IRecognitionBlock rectangleBlock = Aspose.OCR.RecognitionBlock.FromRectangle(startX, startY, width, height);

ocrEngine.AddRecognitionBlock(rectangleBlock);

//Set the resource file name and extract OCR text

using (ocrEngine.Resource = new FileStream(resourceFileName, FileMode.Open))

{

try

{

if (ocrEngine.Process())

{

Console.WriteLine(rectangleBlock.Text.ToString());

}

catch (Exception ex)

{

Console.WriteLine("Exception: " + ex.Message);

}

ocrEngine = null;

}

catch (Exception ex)

{

Console.WriteLine("Exception: " + ex.Message);

}

babar.raza · May 23, 2014, 8:55am

Hi Mustafa,

Thank you for your interest in Aspose products.

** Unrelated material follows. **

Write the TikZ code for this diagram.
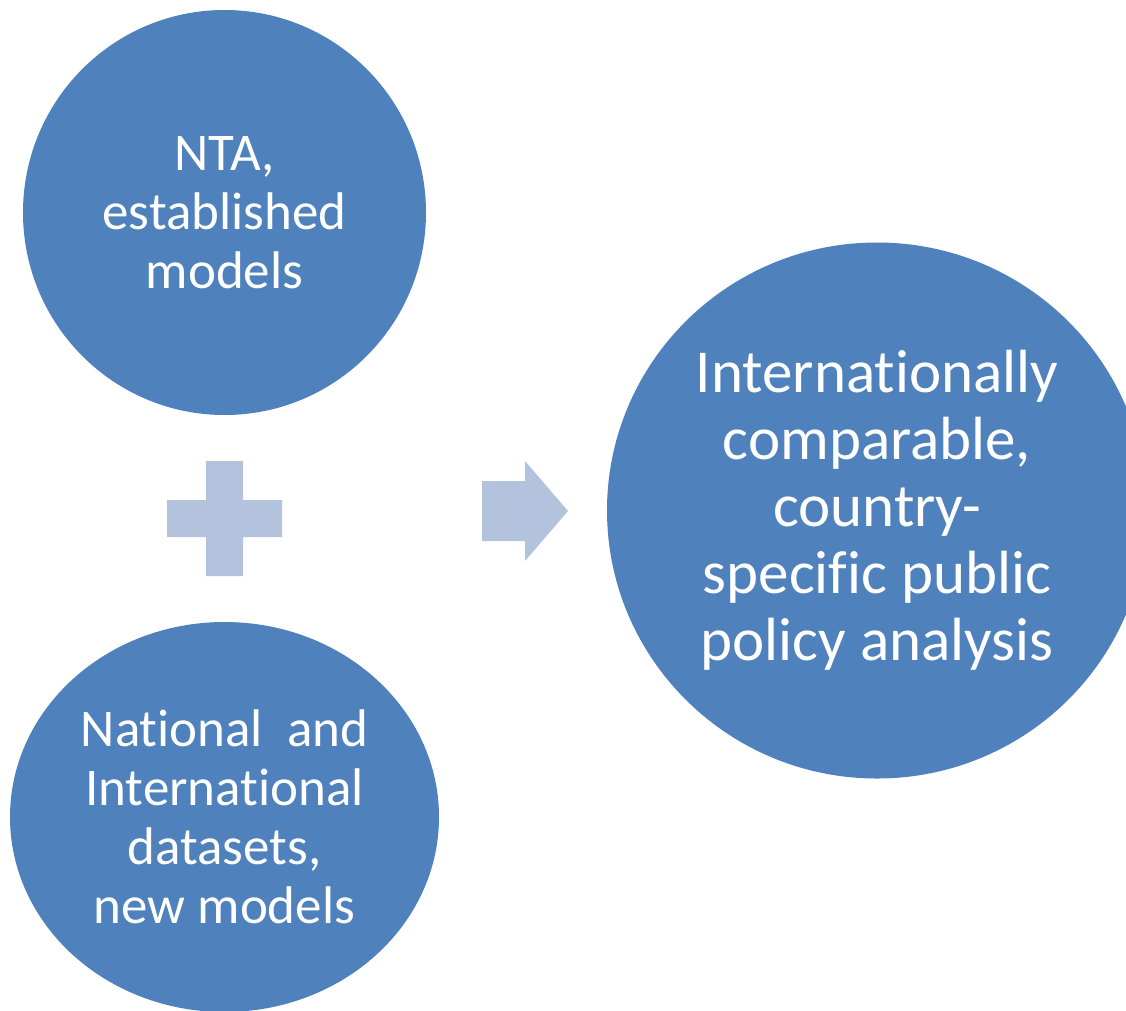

The string “2011.07.02 v1.0 Aspose.OCR.Resources.zip” is used for illustration purposes in the documentation, and refers to a zip archive containing the additional resources required to perform an OCR operation. You can download the resource archive(s) from here. Please note, the archive will not have the same file name as referenced in the documentation. Once you download the archive, you have change the source code to reflect the downloaded file name & it’s location on your machice. For instance, the latest resources available for download are packaged in an archive with the file name “Aspose.OCR.1.9.0.Resources.zip”, therefore you will reference it in your code as follow,

C#

string resourceFileName = “Aspose.OCR.1.9.0.Resources.zip”;
string resourceFilePath = myFolder + resourceFileName;
using (ocrEngine.Resource = new FileStream(resourceFilePath, FileMode.Open))
{
//Peform OCR

Another key point to remember is that each release of Aspose.OCR API uses a specific resource file, therefore when you download the resource archive, please choose the one that matches the Aspose.OCR for .NET assembly version. Moreover, we would suggest you to use the latest build, that is Aspose.OCR for .NET 1.9.0 for your evaluation.

Hope this helps. Please feel free to write back in case you face any difficulty or have any ambiguity.